The Chair has been made possible by the generosity of Mrs Pamela Galli.
The gift will enable research to be undertaken in melanoma and skin cancers by the University of Melbourne, in partnership with Peter MacCallum Cancer Centre, as part of the Victorian Comprehensive Cancer Centre (VCCC).
The VCCC is an alliance that aims to significantly accelerate the reduction in deaths from cancer by the integration of world’s best cancer research with teaching and improved clinical care.
Dean of the Faculty of Medicine, Dentistry and Health Sciences, Professor Stephen Smith said Professor McArthur, currently Director of the Melanoma Service at Peter MacCallum Cancer Centre, will lead translational research and teaching programs.
“Professor McArthur has an outstanding national and international track record in clinical and research work. His experience and insights into molecular medicine is an added advantage and he will drive innovation, change and collaborations within the Parkville precinct,” said Professor Smith.
Despite recent improvements in the understanding of melanoma and skin cancers, it remains one of Australia’s major killers.
“We need more research, better treatments and education programs and we need to teach the next generation of doctors.

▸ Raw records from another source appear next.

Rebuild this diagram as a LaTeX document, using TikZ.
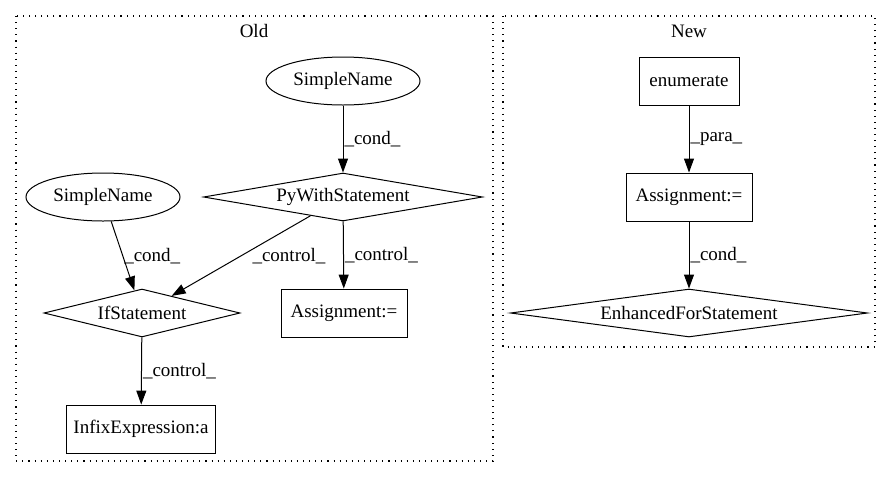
\documentclass[tikz,border=0pt]{standalone}
\usepackage{fontspec}
\setmainfont{Liberation Serif}
\usetikzlibrary{positioning,shapes.geometric,arrows.meta}
\tikzstyle{graphStyle} = [x=1pt, y=-1pt, font=\fontsize{19}{22}\selectfont]
\tikzstyle{clusterBox} = [line width=1.1pt, dash pattern=on 1.1pt off 5pt]
\tikzstyle{nameNode} = [draw, ellipse, line width=1pt, minimum width=154pt, minimum height=48pt, inner sep=0pt]
\tikzstyle{stmtNode} = [draw, diamond, line width=1pt, aspect=5.8, inner sep=0pt, minimum height=48pt]
\tikzstyle{exprNode} = [draw, rectangle, line width=0.9pt, minimum height=48pt, inner sep=0pt]
\tikzstyle{edgeStyle} = [-{Triangle[length=14pt,width=10pt]}, line width=1pt]
\tikzstyle{edgeText} = [midway, right, inner sep=1pt]

\begin{document}
\begin{tikzpicture}[graphStyle]
    \useasboundingbox (0,0) rectangle (891,480);
    \draw[clusterBox] (16,16) rectangle (493,461);
    \node (oldLabel) at (254,31) {Old};
    \draw[clusterBox] (503,16) rectangle (875,347);
    \node (newLabel) at (689,31) {New};
    \node[nameNode] (simpleNameTop) at (343,81) {SimpleName};
    \node[stmtNode, minimum width=279pt] (pyWith) at (343,197) {PyWithStatement};
    \node[nameNode] (simpleNameLeft) at (103,197) {SimpleName};
    \node[stmtNode, minimum width=196pt] (ifStmt) at (142,313) {IfStatement};
    \node[exprNode, minimum width=126pt] (assignOld) at (344,313) {Assignment:=};
    \node[exprNode, minimum width=149pt] (infixExpr) at (141,429) {InfixExpression:a};
    \node[exprNode, minimum width=100pt] (enumCall) at (689,81) {enumerate};
    \node[exprNode, minimum width=126pt] (assignNew) at (689,197) {Assignment:=};
    \node[stmtNode, minimum width=357pt] (forStmt) at (689,313) {EnhancedForStatement};
    \draw[edgeStyle] (simpleNameTop) -- node[edgeText] (condTop) {\_cond\_} (pyWith);
    \draw[edgeStyle] (simpleNameLeft) -- node[edgeText] (condLeft) {\_cond\_} (ifStmt);
    \draw[edgeStyle] (pyWith) -- node[edgeText, xshift=10pt] (controlIf) {\_control\_} (ifStmt);
    \draw[edgeStyle] (pyWith) -- node[edgeText] (controlAssign) {\_control\_} (assignOld);
    \draw[edgeStyle] (ifStmt) -- node[edgeText] (controlInfix) {\_control\_} (infixExpr);
    \draw[edgeStyle] (enumCall) -- node[edgeText] (paraNew) {\_para\_} (assignNew);
    \draw[edgeStyle] (assignNew) -- node[edgeText] (condNew) {\_cond\_} (forStmt);
\end{tikzpicture}
\end{document}
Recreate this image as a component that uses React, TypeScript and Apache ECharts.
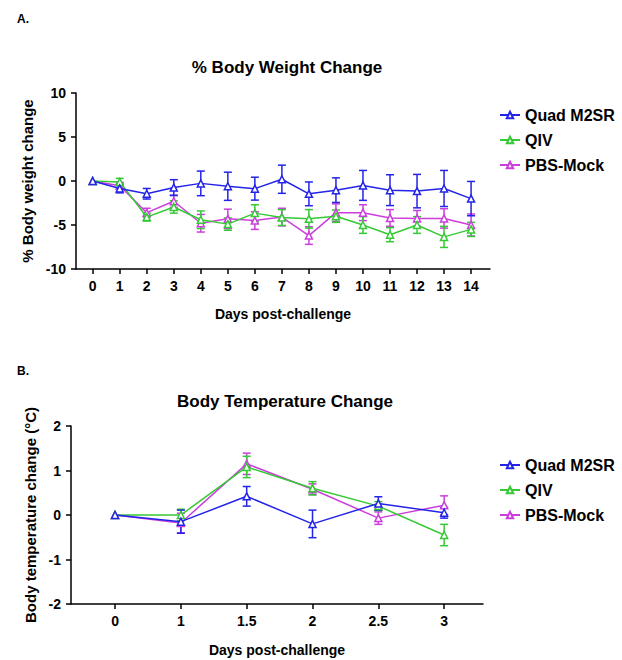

The establishment of the new Victorian Comprehensive Cancer Centre will enable collaborations resulting in improved therapies,” said Professor McArthur.
“I am proud to be the inaugural Chair in Melanoma and Skin Cancers and I look forward to working with the University of Melbourne to accelerate the survival rates and ultimate cures for patients. This gift from Mrs Galli will add significantly to our capacity to improve outcomes for patients,” he said.
After losing her husband Lorenzo to skin cancer, Mrs Galli felt compelled to support and advance medical research in this field.
“Lorenzo was always very adamant about the need to support medical research,” said Mrs Galli.
“I hope that this gift will go towards improving treatments for patients diagnosed with melanoma and bring us closer to one day finding a cure.”
Mrs Galli has donated $10 million to the University of Melbourne. The gift is part of Believe – the Campaign for the University of Melbourne, which aims to raise $500 million by 2017 to support the University’s teaching, research and engagement activities.